Mas foi Alain Tanner quem definitivamente o imortalizou, no filme A Cidade Branca, quando pôs Bruno Ganz a conversar com a empregada (Teresa Madruga) sobre aquele estranho relógio que parece andar ao contrário.

O British Bar continua igual a esse dia em que Tanner o filmou. As mesmas portas de saloon, o mesmo balcão de madeira, a meio da tarde algumas pessoas sentadas a beber (e a fumar, que é permitido) comendo tostas mistas.

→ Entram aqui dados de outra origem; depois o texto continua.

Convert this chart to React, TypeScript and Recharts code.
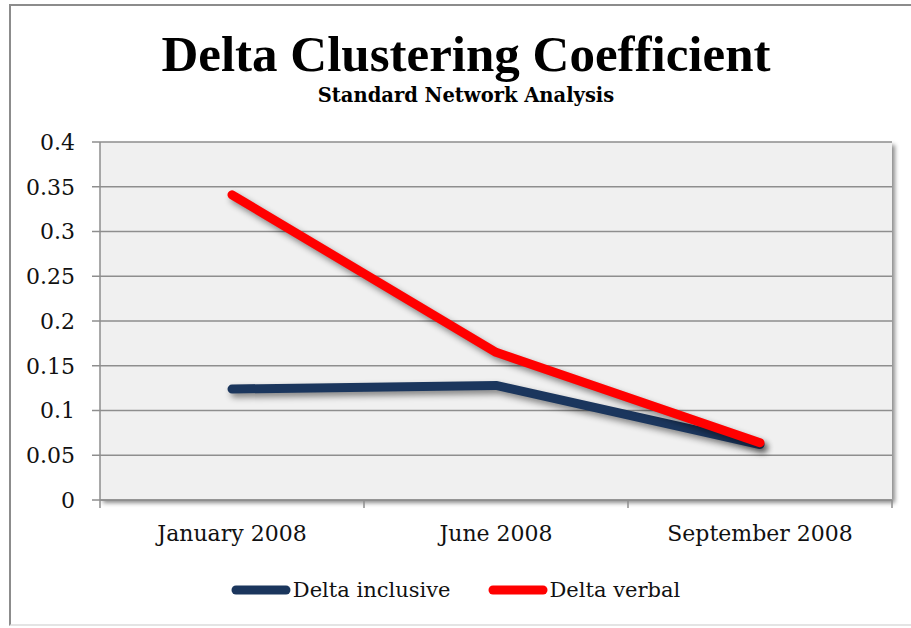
import { CartesianGrid, Line, LineChart, XAxis, YAxis } from 'recharts';

const months = ['January 2008', 'June 2008', 'September 2008'];
const inclusive = [0.124, 0.128, 0.062];
const verbal = [0.341, 0.165, 0.064];
const yTicks = [0, 0.05, 0.1, 0.15, 0.2, 0.25, 0.3, 0.35, 0.4];

const series = [
  { key: 'inclusive', name: 'Delta inclusive', color: '#1b365d' },
  { key: 'verbal', name: 'Delta verbal', color: '#ff0000' },
];

const data = months.map((m, i) => ({ month: m, inclusive: inclusive[i], verbal: verbal[i] }));

const TITLE_FONT = '"Liberation Serif", serif';
const FONT = '"DejaVu Serif", serif';
const GRID = '#8e8e8e';
const LABEL_GAP = 25;

// category label centred in its band, with tick marks on the band boundaries
function BandTick(props: any) {
  const { x, y, payload, index, visibleTicksCount } = props;
  const half = payload.offset ?? 0;
  const last = index === visibleTicksCount - 1;
  const top = y - LABEL_GAP;
  return (
    <g>
      <line x1={x - half} x2={x - half} y1={top} y2={top + 8} stroke={GRID} strokeWidth={1.5} />
      {last && <line x1={x + half} x2={x + half} y1={top} y2={top + 8} stroke={GRID} strokeWidth={1.5} />}
      <text x={x} y={y} dy="0.71em" textAnchor="middle" fill="#111" fontSize={22} fontFamily={FONT}>
        {payload.value}
      </text>
    </g>
  );
}

function LegendRow() {
  return (
    <div
      style={{
        position: 'absolute',
        left: 0,
        top: 578,
        width: 911,
        display: 'flex',
        justifyContent: 'center',
        gap: 37,
        fontFamily: FONT,
        fontSize: 21,
        color: '#111',
      }}
    >
      {series.map((s) => (
        <div key={s.key} style={{ display: 'flex', alignItems: 'center' }}>
          <svg width={60} height={12}>
            <line x1={5} y1={6} x2={55} y2={6} stroke={s.color} strokeWidth={9} strokeLinecap="round" />
          </svg>
          <span style={{ marginLeft: 2 }}>{s.name}</span>
        </div>
      ))}
    </div>
  );
}

export default function App() {
  return (
    <div style={{ position: 'absolute', left: 0, top: 0, width: 911, height: 628, overflow: 'hidden', background: '#fff' }}>
      <style>{`
        .recharts-cartesian-grid-bg { filter: drop-shadow(3px 3px 2px rgba(0,0,0,0.45)); }
        .recharts-line-curve { filter: drop-shadow(3px 4px 3px rgba(0,0,0,0.45)); }
      `}</style>
      <div style={{ position: 'absolute', left: 9, top: 4, width: 940, height: 622, border: '2px solid #8c8c8c', borderBottomColor: '#e4e4e4', boxSizing: 'border-box' }} />
      <div style={{ position: 'absolute', left: 0, top: 25, width: 932, textAlign: 'center', fontFamily: TITLE_FONT, fontWeight: 'bold', fontSize: 51, color: '#000' }}>
        Delta Clustering Coefficient
      </div>
      <div style={{ position: 'absolute', left: 0, top: 84, width: 932, textAlign: 'center', fontFamily: FONT, fontWeight: 'bold', fontSize: 19.5, color: '#000' }}>
        Standard Network Analysis
      </div>
      <LineChart
        width={911}
        height={628}
        data={data}
        margin={{ top: 142, right: 19, left: 0, bottom: 0 }}
        style={{ position: 'absolute', left: 0, top: 0 }}
      >
        <CartesianGrid stroke={GRID} strokeWidth={1.5} vertical={false} fill="#f0f0f0" fillOpacity={1} />
        <XAxis
          dataKey="month"
          scale="band"
          height={128}
          tickLine={false}
          tickSize={0}
          tickMargin={LABEL_GAP}
          stroke={GRID}
          strokeWidth={1.5}
          interval={0}
          tick={<BandTick />}
        />
        <YAxis
          width={100}
          domain={[0, 0.4]}
          ticks={yTicks}
          tickSize={8}
          tickMargin={17}
          stroke={GRID}
          strokeWidth={1.5}
          tick={{ fontSize: 22, fill: '#111', fontFamily: FONT }}
        />
        <YAxis yAxisId="edge" orientation="right" width={0} tick={false} tickLine={false} stroke={GRID} strokeWidth={2} />
        {series.map((s) => (
          <Line
            key={s.key}
            type="linear"
            dataKey={s.key}
            name={s.name}
            stroke={s.color}
            strokeWidth={9}
            strokeLinecap="round"
            strokeLinejoin="round"
            dot={false}
            activeDot={false}
            isAnimationActive={false}
          />
        ))}
      </LineChart>
      <LegendRow />
    </div>
  );
}
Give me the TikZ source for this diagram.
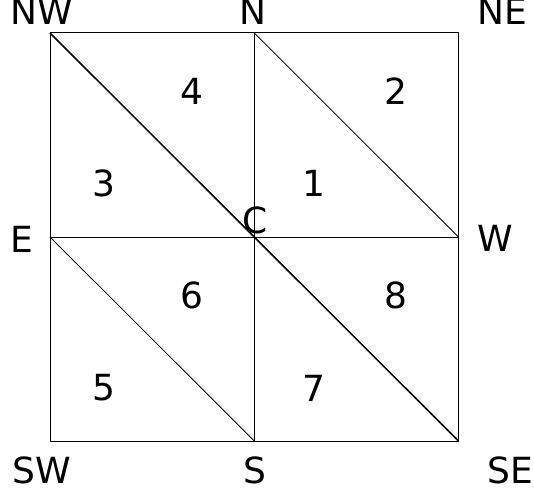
\documentclass[tikz,border=0pt]{standalone}
\usepackage{fontspec}
\setmainfont{DejaVu Sans}
\begin{document}
\begin{tikzpicture}[x=1bp,y=-1bp,
  lbl/.style={inner sep=0pt,font=\fontsize{36bp}{40bp}\selectfont},
  edge/.style={line width=1bp},
  thin/.style={line width=0.8bp},
  maindiag/.style={line width=1.5bp}]
\useasboundingbox (0,0) rectangle (534,493);
\coordinate (pNW) at (50,33);
\coordinate (pN) at (254.3,33);
\coordinate (pNE) at (458.5,33);
\coordinate (pE) at (50,237);
\coordinate (pC) at (254.3,237);
\coordinate (pW) at (458.5,237);
\coordinate (pSW) at (50,441);
\coordinate (pS) at (254.3,441);
\coordinate (pSE) at (458.5,441);
\draw[edge] (pNW) rectangle (pSE);
\draw[edge] (pN) -- (pS);
\draw[edge] (pE) -- (pW);
\draw[maindiag] (pNW) -- (pSE);
\draw[thin] (pN) -- (pW);
\draw[thin] (pE) -- (pS);
\node[lbl] (lNW) at (42,11) {NW};
\node[lbl] (lN) at (253,11) {N};
\node[lbl] (lNE) at (502,11) {NE};
\node[lbl] (lE) at (22,239) {E};
\node[lbl] (lW) at (495,238) {W};
\node[lbl] (lSW) at (41.5,470) {SW};
\node[lbl] (lS) at (255,470) {S};
\node[lbl] (lSE) at (510,470) {SE};
\node[lbl] (lC) at (255,220) {C};
\node[lbl] (n4) at (191.5,91.5) {4};
\node[lbl] (n2) at (395.5,91.5) {2};
\node[lbl] (n3) at (103.5,183) {3};
\node[lbl] (n1) at (314,183) {1};
\node[lbl] (n6) at (191.5,295.5) {6};
\node[lbl] (n8) at (396,295) {8};
\node[lbl] (n5) at (104,388) {5};
\node[lbl] (n7) at (314,388) {7};
\end{tikzpicture}
\end{document}
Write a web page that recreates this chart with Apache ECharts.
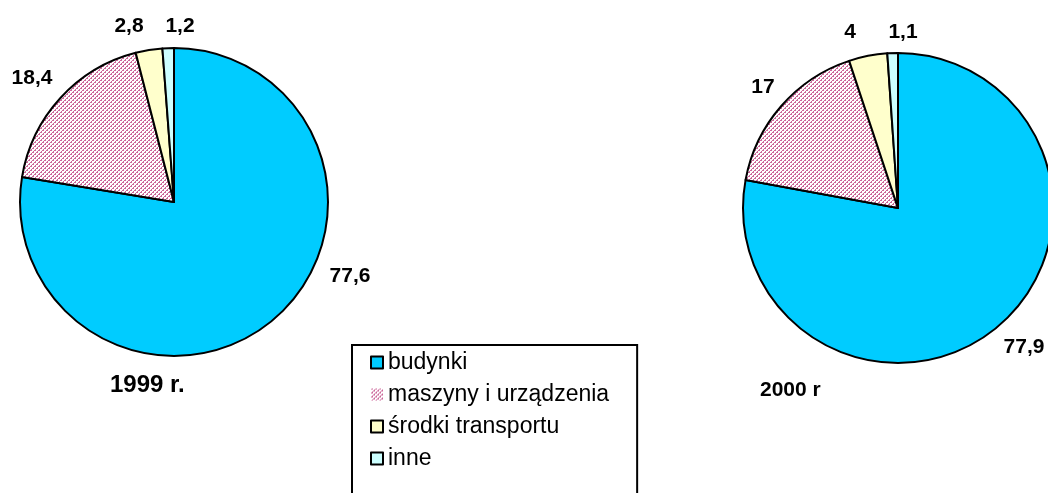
<!DOCTYPE html>
<html><head><meta charset="utf-8">
<script src="https://cdn.jsdelivr.net/npm/echarts@6/dist/echarts.min.js"></script>
<style>html,body{margin:0;padding:0;background:#fff}#c{width:1048px;height:493px}</style>
</head><body><div id="c"></div>
<script>
// ---- data ----
const categories = ['budynki', 'maszyny i urządzenia', 'środki transportu', 'inne'];
const values1999 = [77.6, 18.4, 2.8, 1.2];
const values2000 = [77.9, 17, 4, 1.1];
const yearTitles = ['1999 r.', '2000 r'];

// ---- style / layout config ----
const sliceColors = ['#00CCFF', null, '#FFFFCC', '#CCFFFF'];
const labelPos1999 = [[350, 276], [32, 78], [129, 26], [180, 26]];
const labelPos2000 = [[1024, 347], [763, 87], [850, 32], [903, 32]];
const FONT = '"Liberation Sans", Arial, sans-serif';

function hatchCanvas() {
  const c = document.createElement('canvas');
  c.width = 4; c.height = 4;
  const g = c.getContext('2d');
  g.fillStyle = '#ffffff'; g.fillRect(0, 0, 4, 4);
  g.fillStyle = '#cc6699';
  for (let y = 0; y < 4; y++) for (let x = 0; x < 4; x++) {
    const d = (x + y) % 4;
    if (d === 0 || (d === 1 && y % 2 === 0)) g.fillRect(x, y, 1, 1);
  }
  return c;
}
const hatch = { image: hatchCanvas(), repeat: 'repeat' };

function buildData(vals) {
  return categories.map((name, i) => ({
    name: name,
    value: vals[i],
    itemStyle: { color: sliceColors[i] || hatch }
  }));
}

function pieSeries(vals, center, radius, pos) {
  return {
    type: 'pie',
    center: center,
    radius: radius,
    startAngle: 90,
    clockwise: true,
    avoidLabelOverlap: false,
    silent: true,
    animation: false,
    itemStyle: { borderColor: '#000', borderWidth: 2 },
    label: {
      show: true,
      formatter: p => String(p.value).replace('.', ','),
      fontFamily: FONT, fontSize: 21, fontWeight: 'bold', color: '#000'
    },
    labelLine: { show: false },
    labelLayout: p => ({ x: pos[p.dataIndex][0], y: pos[p.dataIndex][1], align: 'center', verticalAlign: 'middle' }),
    data: buildData(vals)
  };
}

const chart = echarts.init(document.getElementById('c'), null, { renderer: 'canvas' });
chart.setOption({
  backgroundColor: '#ffffff',
  animation: false,
  title: [
    { text: yearTitles[0], left: 110, top: 373, padding: 0,
      textStyle: { fontFamily: FONT, fontSize: 24, fontWeight: 'bold', color: '#000' } },
    { text: yearTitles[1], left: 760, top: 380, padding: 0,
      textStyle: { fontFamily: FONT, fontSize: 21, fontWeight: 'bold', color: '#000' } }
  ],
  legend: {
    orient: 'vertical',
    left: 352, top: 345,
    height: 300,
    icon: 'rect',
    itemWidth: 12, itemHeight: 12,
    itemGap: 9,
    borderColor: '#000', borderWidth: 2,
    padding: [6, 28, 40, 18],
    selectedMode: false,
    textStyle: { fontFamily: FONT, fontSize: 23, color: '#000', lineHeight: 22 },
    data: categories.map((n, i) => i === 1 ? { name: n, itemStyle: { borderWidth: 0 } } : n)
  },
  series: [
    pieSeries(values1999, [174, 202], 154, labelPos1999),
    pieSeries(values2000, [898, 208], 155, labelPos2000)
  ]
});
</script>
</body></html>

Em cima de um púlpito, está um livro da casa onde podemos escrever o que nos apetecer. Apenas as primeiras folhas estão escritas. Alguém ocupou uma página inteira a identificar a própria família, com detalhe de nomes, profissões e naturalidades. Noutra página, outro alguém dissertou sobre o tempo, o facto de hoje não termos nunca tempo para nada e corrermos e adiarmos o que queremos fazer para um dia que, quando chega, chega tarde. Uma angústia guardada nas páginas de um livro que talvez alguém, agora ou mais tarde, tenha tempo de abrir e ler.

Escreveu a propósito, ou a despropósito, de tudo isto, ou do contrário de tudo isto, Cardoso Pires: “‘Fazer horas’, dizemos nós quando não temos outra coisa para fazer. Pausa de espera ou vazio imprevisto, para isso há lugares de recurso, que o digam os frequentadores dos bares, por exemplo, mas aí o tempo morto acaba muitas vezes em tempo vivo e pode até deixar de ser de espera. Na verdade, só o bebedor desprevenido acredita em enganar as horas, quando as horas é que nos enganam muitas vezes, contando a passo certo e batido um tempo para lá dos números.”

Lembrei-me, entretanto, de um antigo guia do final dos anos 1990 que tenho guardado na estante. Lisbonne le guide Autrement tem, como outros guias, moradas e indicações de sítios a visitar, de restaurantes onde ir, de locais onde dormir. Mas é sobretudo um conjunto de textos magníficos sobre Lisboa, entre os quais um de Eduardo Lourenço, que começa precisamente com A Cidade Branca de Alain Tanner e esse momento em que Bruno Ganz “olha para lá do balcão e nota que os ponteiros do relógio do bar rodam ao contrário”. É o mesmo momento que volta mais uma vez, saltando de um filme dos anos 1980 para um guia dos anos 90 e, por fim, para um texto que escrevo em 2015. E o tempo anula-se nessa imagem que regressa sempre.

Teresa Madruga, recorda Eduardo Lourenço, diz a Bruno Ganz “que andar ao contrário é uma forma como outras de medir o tempo”. E não é? O relógio do British Bar enganou-nos outra vez. E, como sempre, é ele que está certo.